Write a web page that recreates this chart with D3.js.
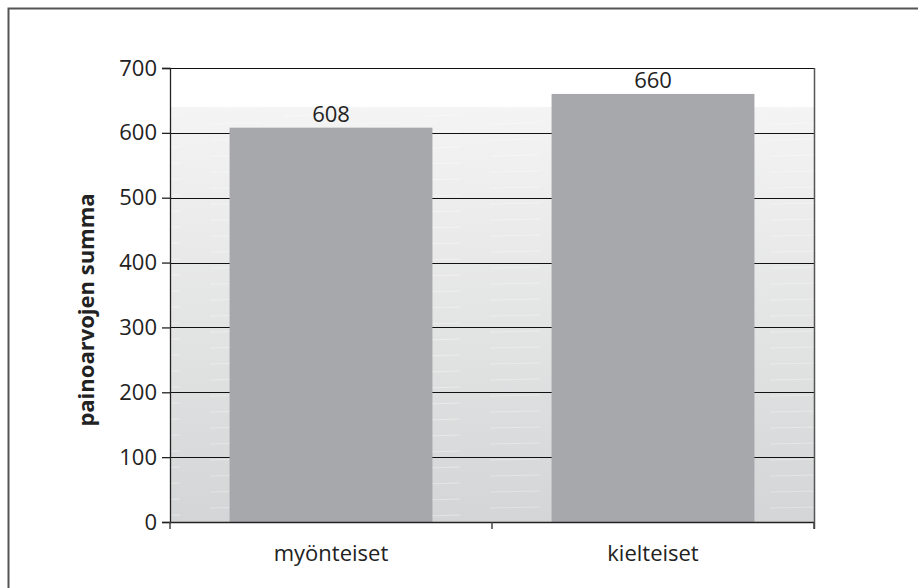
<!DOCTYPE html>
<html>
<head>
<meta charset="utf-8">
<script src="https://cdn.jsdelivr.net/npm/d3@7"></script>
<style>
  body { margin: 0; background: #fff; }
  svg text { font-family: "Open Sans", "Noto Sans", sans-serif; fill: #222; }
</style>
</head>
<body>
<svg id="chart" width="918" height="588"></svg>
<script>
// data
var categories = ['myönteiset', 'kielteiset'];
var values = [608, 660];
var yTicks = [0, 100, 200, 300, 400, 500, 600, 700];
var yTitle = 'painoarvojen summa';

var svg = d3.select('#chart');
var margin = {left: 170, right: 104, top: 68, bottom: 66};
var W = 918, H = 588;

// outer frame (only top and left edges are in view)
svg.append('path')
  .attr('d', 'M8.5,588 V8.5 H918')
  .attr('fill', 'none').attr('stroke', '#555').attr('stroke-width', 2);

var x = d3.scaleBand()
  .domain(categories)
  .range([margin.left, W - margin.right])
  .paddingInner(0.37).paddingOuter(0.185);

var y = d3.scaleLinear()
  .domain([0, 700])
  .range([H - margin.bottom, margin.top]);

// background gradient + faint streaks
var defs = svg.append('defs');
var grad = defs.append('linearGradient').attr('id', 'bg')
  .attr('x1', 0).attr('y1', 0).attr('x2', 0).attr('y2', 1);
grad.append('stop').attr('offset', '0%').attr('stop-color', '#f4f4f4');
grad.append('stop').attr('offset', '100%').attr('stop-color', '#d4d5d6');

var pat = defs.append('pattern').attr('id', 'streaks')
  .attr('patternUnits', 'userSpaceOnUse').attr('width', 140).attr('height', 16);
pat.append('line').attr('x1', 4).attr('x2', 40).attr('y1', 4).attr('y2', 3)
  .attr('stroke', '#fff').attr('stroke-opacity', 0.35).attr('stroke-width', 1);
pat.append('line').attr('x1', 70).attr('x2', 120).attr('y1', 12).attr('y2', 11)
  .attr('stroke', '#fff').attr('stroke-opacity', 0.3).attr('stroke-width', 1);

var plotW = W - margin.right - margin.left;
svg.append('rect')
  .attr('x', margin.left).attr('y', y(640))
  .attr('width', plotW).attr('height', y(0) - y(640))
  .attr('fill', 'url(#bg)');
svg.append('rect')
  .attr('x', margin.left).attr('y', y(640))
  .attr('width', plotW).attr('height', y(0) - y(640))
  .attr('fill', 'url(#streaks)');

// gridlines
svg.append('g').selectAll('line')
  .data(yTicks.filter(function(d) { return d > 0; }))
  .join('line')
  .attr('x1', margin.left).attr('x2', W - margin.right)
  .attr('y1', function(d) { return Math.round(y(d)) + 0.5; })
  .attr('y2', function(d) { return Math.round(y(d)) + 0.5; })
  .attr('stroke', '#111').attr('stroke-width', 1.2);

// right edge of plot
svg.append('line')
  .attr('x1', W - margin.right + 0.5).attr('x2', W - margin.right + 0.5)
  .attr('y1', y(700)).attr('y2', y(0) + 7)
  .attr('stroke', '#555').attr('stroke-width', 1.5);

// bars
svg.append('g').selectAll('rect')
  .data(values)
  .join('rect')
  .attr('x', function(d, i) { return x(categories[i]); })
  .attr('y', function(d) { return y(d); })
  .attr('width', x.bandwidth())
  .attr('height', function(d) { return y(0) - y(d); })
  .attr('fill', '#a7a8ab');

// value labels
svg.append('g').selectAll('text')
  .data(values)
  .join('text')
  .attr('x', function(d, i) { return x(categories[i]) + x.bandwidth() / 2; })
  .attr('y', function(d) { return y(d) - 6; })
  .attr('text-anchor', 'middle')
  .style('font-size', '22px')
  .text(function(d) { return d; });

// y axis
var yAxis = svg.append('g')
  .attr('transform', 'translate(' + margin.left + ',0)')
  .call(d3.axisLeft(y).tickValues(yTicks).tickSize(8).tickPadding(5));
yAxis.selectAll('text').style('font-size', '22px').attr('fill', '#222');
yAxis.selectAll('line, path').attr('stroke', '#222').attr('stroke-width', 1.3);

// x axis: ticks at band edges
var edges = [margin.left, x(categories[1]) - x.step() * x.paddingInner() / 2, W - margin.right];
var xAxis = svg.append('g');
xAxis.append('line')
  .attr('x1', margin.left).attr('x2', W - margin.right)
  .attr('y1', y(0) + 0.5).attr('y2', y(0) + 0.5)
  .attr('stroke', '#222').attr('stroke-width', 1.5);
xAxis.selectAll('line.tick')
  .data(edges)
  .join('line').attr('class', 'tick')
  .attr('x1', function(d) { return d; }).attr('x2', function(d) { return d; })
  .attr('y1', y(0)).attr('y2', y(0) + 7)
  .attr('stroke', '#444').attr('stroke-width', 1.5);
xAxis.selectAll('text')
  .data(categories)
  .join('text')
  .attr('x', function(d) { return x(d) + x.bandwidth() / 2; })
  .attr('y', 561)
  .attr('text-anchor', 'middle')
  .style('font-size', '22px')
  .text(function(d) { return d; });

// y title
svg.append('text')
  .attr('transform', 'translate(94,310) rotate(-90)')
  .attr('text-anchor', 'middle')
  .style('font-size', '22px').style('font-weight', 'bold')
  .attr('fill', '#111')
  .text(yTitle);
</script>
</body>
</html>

= = =

Your instructions: Quote the full listing above word for word; exclude every picture from the copy.

Solution to the problem:
Write a web page that recreates this chart with D3.js.
<!DOCTYPE html>
<html>
<head>
<meta charset="utf-8">
<script src="https://cdn.jsdelivr.net/npm/d3@7"></script>
<style>
  body { margin: 0; background: #fff; }
  svg text { font-family: "Open Sans", "Noto Sans", sans-serif; fill: #222; }
</style>
</head>
<body>
<svg id="chart" width="918" height="588"></svg>
<script>
// data
var categories = ['myönteiset', 'kielteiset'];
var values = [608, 660];
var yTicks = [0, 100, 200, 300, 400, 500, 600, 700];
var yTitle = 'painoarvojen summa';

var svg = d3.select('#chart');
var margin = {left: 170, right: 104, top: 68, bottom: 66};
var W = 918, H = 588;

// outer frame (only top and left edges are in view)
svg.append('path')
  .attr('d', 'M8.5,588 V8.5 H918')
  .attr('fill', 'none').attr('stroke', '#555').attr('stroke-width', 2);

var x = d3.scaleBand()
  .domain(categories)
  .range([margin.left, W - margin.right])
  .paddingInner(0.37).paddingOuter(0.185);

var y = d3.scaleLinear()
  .domain([0, 700])
  .range([H - margin.bottom, margin.top]);

// background gradient + faint streaks
var defs = svg.append('defs');
var grad = defs.append('linearGradient').attr('id', 'bg')
  .attr('x1', 0).attr('y1', 0).attr('x2', 0).attr('y2', 1);
grad.append('stop').attr('offset', '0%').attr('stop-color', '#f4f4f4');
grad.append('stop').attr('offset', '100%').attr('stop-color', '#d4d5d6');

var pat = defs.append('pattern').attr('id', 'streaks')
  .attr('patternUnits', 'userSpaceOnUse').attr('width', 140).attr('height', 16);
pat.append('line').attr('x1', 4).attr('x2', 40).attr('y1', 4).attr('y2', 3)
  .attr('stroke', '#fff').attr('stroke-opacity', 0.35).attr('stroke-width', 1);
pat.append('line').attr('x1', 70).attr('x2', 120).attr('y1', 12).attr('y2', 11)
  .attr('stroke', '#fff').attr('stroke-opacity', 0.3).attr('stroke-width', 1);

var plotW = W - margin.right - margin.left;
svg.append('rect')
  .attr('x', margin.left).attr('y', y(640))
  .attr('width', plotW).attr('height', y(0) - y(640))
  .attr('fill', 'url(#bg)');
svg.append('rect')
  .attr('x', margin.left).attr('y', y(640))
  .attr('width', plotW).attr('height', y(0) - y(640))
  .attr('fill', 'url(#streaks)');

// gridlines
svg.append('g').selectAll('line')
  .data(yTicks.filter(function(d) { return d > 0; }))
  .join('line')
  .attr('x1', margin.left).attr('x2', W - margin.right)
  .attr('y1', function(d) { return Math.round(y(d)) + 0.5; })
  .attr('y2', function(d) { return Math.round(y(d)) + 0.5; })
  .attr('stroke', '#111').attr('stroke-width', 1.2);

// right edge of plot
svg.append('line')
  .attr('x1', W - margin.right + 0.5).attr('x2', W - margin.right + 0.5)
  .attr('y1', y(700)).attr('y2', y(0) + 7)
  .attr('stroke', '#555').attr('stroke-width', 1.5);

// bars
svg.append('g').selectAll('rect')
  .data(values)
  .join('rect')
  .attr('x', function(d, i) { return x(categories[i]); })
  .attr('y', function(d) { return y(d); })
  .attr('width', x.bandwidth())
  .attr('height', function(d) { return y(0) - y(d); })
  .attr('fill', '#a7a8ab');

// value labels
svg.append('g').selectAll('text')
  .data(values)
  .join('text')
  .attr('x', function(d, i) { return x(categories[i]) + x.bandwidth() / 2; })
  .attr('y', function(d) { return y(d) - 6; })
  .attr('text-anchor', 'middle')
  .style('font-size', '22px')
  .text(function(d) { return d; });

// y axis
var yAxis = svg.append('g')
  .attr('transform', 'translate(' + margin.left + ',0)')
  .call(d3.axisLeft(y).tickValues(yTicks).tickSize(8).tickPadding(5));
yAxis.selectAll('text').style('font-size', '22px').attr('fill', '#222');
yAxis.selectAll('line, path').attr('stroke', '#222').attr('stroke-width', 1.3);

// x axis: ticks at band edges
var edges = [margin.left, x(categories[1]) - x.step() * x.paddingInner() / 2, W - margin.right];
var xAxis = svg.append('g');
xAxis.append('line')
  .attr('x1', margin.left).attr('x2', W - margin.right)
  .attr('y1', y(0) + 0.5).attr('y2', y(0) + 0.5)
  .attr('stroke', '#222').attr('stroke-width', 1.5);
xAxis.selectAll('line.tick')
  .data(edges)
  .join('line').attr('class', 'tick')
  .attr('x1', function(d) { return d; }).attr('x2', function(d) { return d; })
  .attr('y1', y(0)).attr('y2', y(0) + 7)
  .attr('stroke', '#444').attr('stroke-width', 1.5);
xAxis.selectAll('text')
  .data(categories)
  .join('text')
  .attr('x', function(d) { return x(d) + x.bandwidth() / 2; })
  .attr('y', 561)
  .attr('text-anchor', 'middle')
  .style('font-size', '22px')
  .text(function(d) { return d; });

// y title
svg.append('text')
  .attr('transform', 'translate(94,310) rotate(-90)')
  .attr('text-anchor', 'middle')
  .style('font-size', '22px').style('font-weight', 'bold')
  .attr('fill', '#111')
  .text(yTitle);
</script>
</body>
</html>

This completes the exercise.